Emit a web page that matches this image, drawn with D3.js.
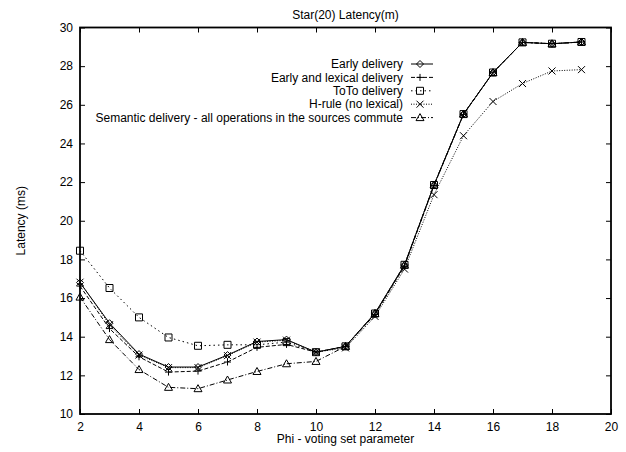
<!DOCTYPE html>
<html><head><meta charset="utf-8">
<script src="https://cdnjs.cloudflare.com/ajax/libs/d3/7.8.5/d3.min.js"></script>
<style>body{margin:0;background:#fff}svg{display:block}text{font-family:"Liberation Sans",Arial,sans-serif;font-size:12px;fill:#000}</style>
</head><body><svg id="c" width="626" height="452"></svg>
<script>
const xs = [2,3,4,5,6,7,8,9,10,11,12,13,14,15,16,17,18,19];
const early    = [16.8,14.7,13.1,12.43,12.43,13.05,13.75,13.85,13.2,13.5,15.22,17.72,21.85,25.52,27.67,29.23,29.16,29.25];
const lexical  = [16.62,14.42,12.96,12.17,12.22,12.69,13.45,13.6,13.2,13.5,15.15,17.65,21.82,25.5,27.66,29.23,29.16,29.25];
const toto     = [18.45,16.52,15.0,13.96,13.53,13.58,13.58,13.72,13.2,13.5,15.2,17.72,21.85,25.52,27.67,29.23,29.16,29.25];
const hrule    = [16.82,14.62,13.05,12.4,12.4,13.02,13.72,13.82,13.2,13.42,15.05,17.5,21.35,24.4,26.17,27.1,27.75,27.82];
const semantic = [16.05,13.85,12.3,11.38,11.31,11.76,12.2,12.6,12.72,13.5,15.2,17.7,21.85,25.52,27.67,29.23,29.16,29.25];
const seriesNames = ["Early delivery","Early and lexical delivery","ToTo delivery","H-rule (no lexical)","Semantic delivery - all operations in the sources commute"];
const xTicks = [2,4,6,8,10,12,14,16,18,20];
const yTicks = [10,12,14,16,18,20,22,24,26,28,30];
const title = "Star(20) Latency(m)";
const xTitle = "Phi - voting set parameter";
const yTitle = "Latency (ms)";

const L=80,R=611,T=27.5,B=414;
const svg=d3.select("#c");
const x=d3.scaleLinear().domain([2,20]).range([L,R]);
const y=d3.scaleLinear().domain([10,30]).range([B,T]);

const series=[
 {name:seriesNames[0],vals:early,dash:null,mk:"diamond"},
 {name:seriesNames[1],vals:lexical,dash:"4,2",mk:"plus"},
 {name:seriesNames[2],vals:toto,dash:"1.5,3",mk:"square"},
 {name:seriesNames[3],vals:hrule,dash:"1,1.5",mk:"cross"},
 {name:seriesNames[4],vals:semantic,dash:"5,2,1,2",mk:"triangle"}
];

function marker(g,type,cx,cy){
  const s=3.5;
  let p;
  if(type==="diamond") p=`M${cx},${cy-s}L${cx+s},${cy}L${cx},${cy+s}L${cx-s},${cy}Z`;
  else if(type==="plus") p=`M${cx-s},${cy}H${cx+s}M${cx},${cy-s}V${cy+s}`;
  else if(type==="square") p=`M${cx-s},${cy-s}H${cx+s}V${cy+s}H${cx-s}Z`;
  else if(type==="cross") p=`M${cx-s},${cy-s}L${cx+s},${cy+s}M${cx-s},${cy+s}L${cx+s},${cy-s}`;
  else p=`M${cx},${cy-s-0.5}L${cx+s+0.5},${cy+s-0.5}L${cx-s-0.5},${cy+s-0.5}Z`;
  g.append("path").attr("d",p).attr("fill","none").attr("stroke","#000").attr("stroke-width",1);
}

const gx=svg.append("g").attr("transform",`translate(0,${B})`)
 .call(d3.axisBottom(x).tickValues(xTicks).tickSizeInner(-5).tickSizeOuter(0).tickPadding(8));
const gxt=svg.append("g").attr("transform",`translate(0,${T})`)
 .call(d3.axisTop(x).tickValues(xTicks).tickSizeInner(-5).tickSizeOuter(0).tickFormat(""));
const gy=svg.append("g").attr("transform",`translate(${L},0)`)
 .call(d3.axisLeft(y).tickValues(yTicks).tickSizeInner(-5).tickSizeOuter(0).tickPadding(7));
const gyr=svg.append("g").attr("transform",`translate(${R},0)`)
 .call(d3.axisRight(y).tickValues(yTicks).tickSizeInner(-5).tickSizeOuter(0).tickFormat(""));
[gx,gxt,gy,gyr].forEach(g=>{g.select(".domain").remove();g.selectAll("line").attr("stroke","#000").attr("stroke-width",1);
 g.selectAll("text").attr("font-family","Liberation Sans, Arial, sans-serif").attr("font-size",12).attr("fill","#000");});
svg.append("rect").attr("x",L).attr("y",T).attr("width",R-L).attr("height",B-T)
 .attr("fill","none").attr("stroke","#000").attr("stroke-width",1.8);

const line=d3.line().x(d=>x(d[0])).y(d=>y(d[1]));
series.forEach(s=>{
  const pts=xs.map((v,i)=>[v,s.vals[i]]);
  svg.append("path").datum(pts).attr("d",line).attr("fill","none").attr("stroke","#000")
   .attr("stroke-width",1).attr("stroke-dasharray",s.dash);
  const g=svg.append("g");
  pts.forEach(p=>marker(g,s.mk,x(p[0]),y(p[1])));
});

series.forEach((s,i)=>{
  const ly=64+i*13.4;
  svg.append("text").attr("x",403).attr("y",ly).attr("dy","0.35em").attr("text-anchor","end")
   .attr("font-size",11.6).text(s.name);
  svg.append("line").attr("x1",411).attr("x2",433).attr("y1",ly).attr("y2",ly)
   .attr("stroke","#000").attr("stroke-width",1).attr("stroke-dasharray",s.dash);
  marker(svg.append("g"),s.mk,420,ly);
});

svg.append("text").attr("x",(L+R)/2).attr("y",15).attr("dy","0.35em").attr("text-anchor","middle").text(title);
svg.append("text").attr("x",(L+R)/2).attr("y",439).attr("dy","0.35em").attr("text-anchor","middle").text(xTitle);
svg.append("text").attr("transform",`translate(21,${(T+B)/2}) rotate(-90)`).attr("dy","0.35em").attr("text-anchor","middle").text(yTitle);
</script></body></html>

» **What is asked**:
Copy the material above exactly and drop the pictures.

» **Problem solution**:
Emit a web page that matches this image, drawn with D3.js.
<!DOCTYPE html>
<html><head><meta charset="utf-8">
<script src="https://cdnjs.cloudflare.com/ajax/libs/d3/7.8.5/d3.min.js"></script>
<style>body{margin:0;background:#fff}svg{display:block}text{font-family:"Liberation Sans",Arial,sans-serif;font-size:12px;fill:#000}</style>
</head><body><svg id="c" width="626" height="452"></svg>
<script>
const xs = [2,3,4,5,6,7,8,9,10,11,12,13,14,15,16,17,18,19];
const early    = [16.8,14.7,13.1,12.43,12.43,13.05,13.75,13.85,13.2,13.5,15.22,17.72,21.85,25.52,27.67,29.23,29.16,29.25];
const lexical  = [16.62,14.42,12.96,12.17,12.22,12.69,13.45,13.6,13.2,13.5,15.15,17.65,21.82,25.5,27.66,29.23,29.16,29.25];
const toto     = [18.45,16.52,15.0,13.96,13.53,13.58,13.58,13.72,13.2,13.5,15.2,17.72,21.85,25.52,27.67,29.23,29.16,29.25];
const hrule    = [16.82,14.62,13.05,12.4,12.4,13.02,13.72,13.82,13.2,13.42,15.05,17.5,21.35,24.4,26.17,27.1,27.75,27.82];
const semantic = [16.05,13.85,12.3,11.38,11.31,11.76,12.2,12.6,12.72,13.5,15.2,17.7,21.85,25.52,27.67,29.23,29.16,29.25];
const seriesNames = ["Early delivery","Early and lexical delivery","ToTo delivery","H-rule (no lexical)","Semantic delivery - all operations in the sources commute"];
const xTicks = [2,4,6,8,10,12,14,16,18,20];
const yTicks = [10,12,14,16,18,20,22,24,26,28,30];
const title = "Star(20) Latency(m)";
const xTitle = "Phi - voting set parameter";
const yTitle = "Latency (ms)";

const L=80,R=611,T=27.5,B=414;
const svg=d3.select("#c");
const x=d3.scaleLinear().domain([2,20]).range([L,R]);
const y=d3.scaleLinear().domain([10,30]).range([B,T]);

const series=[
 {name:seriesNames[0],vals:early,dash:null,mk:"diamond"},
 {name:seriesNames[1],vals:lexical,dash:"4,2",mk:"plus"},
 {name:seriesNames[2],vals:toto,dash:"1.5,3",mk:"square"},
 {name:seriesNames[3],vals:hrule,dash:"1,1.5",mk:"cross"},
 {name:seriesNames[4],vals:semantic,dash:"5,2,1,2",mk:"triangle"}
];

function marker(g,type,cx,cy){
  const s=3.5;
  let p;
  if(type==="diamond") p=`M${cx},${cy-s}L${cx+s},${cy}L${cx},${cy+s}L${cx-s},${cy}Z`;
  else if(type==="plus") p=`M${cx-s},${cy}H${cx+s}M${cx},${cy-s}V${cy+s}`;
  else if(type==="square") p=`M${cx-s},${cy-s}H${cx+s}V${cy+s}H${cx-s}Z`;
  else if(type==="cross") p=`M${cx-s},${cy-s}L${cx+s},${cy+s}M${cx-s},${cy+s}L${cx+s},${cy-s}`;
  else p=`M${cx},${cy-s-0.5}L${cx+s+0.5},${cy+s-0.5}L${cx-s-0.5},${cy+s-0.5}Z`;
  g.append("path").attr("d",p).attr("fill","none").attr("stroke","#000").attr("stroke-width",1);
}

const gx=svg.append("g").attr("transform",`translate(0,${B})`)
 .call(d3.axisBottom(x).tickValues(xTicks).tickSizeInner(-5).tickSizeOuter(0).tickPadding(8));
const gxt=svg.append("g").attr("transform",`translate(0,${T})`)
 .call(d3.axisTop(x).tickValues(xTicks).tickSizeInner(-5).tickSizeOuter(0).tickFormat(""));
const gy=svg.append("g").attr("transform",`translate(${L},0)`)
 .call(d3.axisLeft(y).tickValues(yTicks).tickSizeInner(-5).tickSizeOuter(0).tickPadding(7));
const gyr=svg.append("g").attr("transform",`translate(${R},0)`)
 .call(d3.axisRight(y).tickValues(yTicks).tickSizeInner(-5).tickSizeOuter(0).tickFormat(""));
[gx,gxt,gy,gyr].forEach(g=>{g.select(".domain").remove();g.selectAll("line").attr("stroke","#000").attr("stroke-width",1);
 g.selectAll("text").attr("font-family","Liberation Sans, Arial, sans-serif").attr("font-size",12).attr("fill","#000");});
svg.append("rect").attr("x",L).attr("y",T).attr("width",R-L).attr("height",B-T)
 .attr("fill","none").attr("stroke","#000").attr("stroke-width",1.8);

const line=d3.line().x(d=>x(d[0])).y(d=>y(d[1]));
series.forEach(s=>{
  const pts=xs.map((v,i)=>[v,s.vals[i]]);
  svg.append("path").datum(pts).attr("d",line).attr("fill","none").attr("stroke","#000")
   .attr("stroke-width",1).attr("stroke-dasharray",s.dash);
  const g=svg.append("g");
  pts.forEach(p=>marker(g,s.mk,x(p[0]),y(p[1])));
});

series.forEach((s,i)=>{
  const ly=64+i*13.4;
  svg.append("text").attr("x",403).attr("y",ly).attr("dy","0.35em").attr("text-anchor","end")
   .attr("font-size",11.6).text(s.name);
  svg.append("line").attr("x1",411).attr("x2",433).attr("y1",ly).attr("y2",ly)
   .attr("stroke","#000").attr("stroke-width",1).attr("stroke-dasharray",s.dash);
  marker(svg.append("g"),s.mk,420,ly);
});

svg.append("text").attr("x",(L+R)/2).attr("y",15).attr("dy","0.35em").attr("text-anchor","middle").text(title);
svg.append("text").attr("x",(L+R)/2).attr("y",439).attr("dy","0.35em").attr("text-anchor","middle").text(xTitle);
svg.append("text").attr("transform",`translate(21,${(T+B)/2}) rotate(-90)`).attr("dy","0.35em").attr("text-anchor","middle").text(yTitle);
</script></body></html>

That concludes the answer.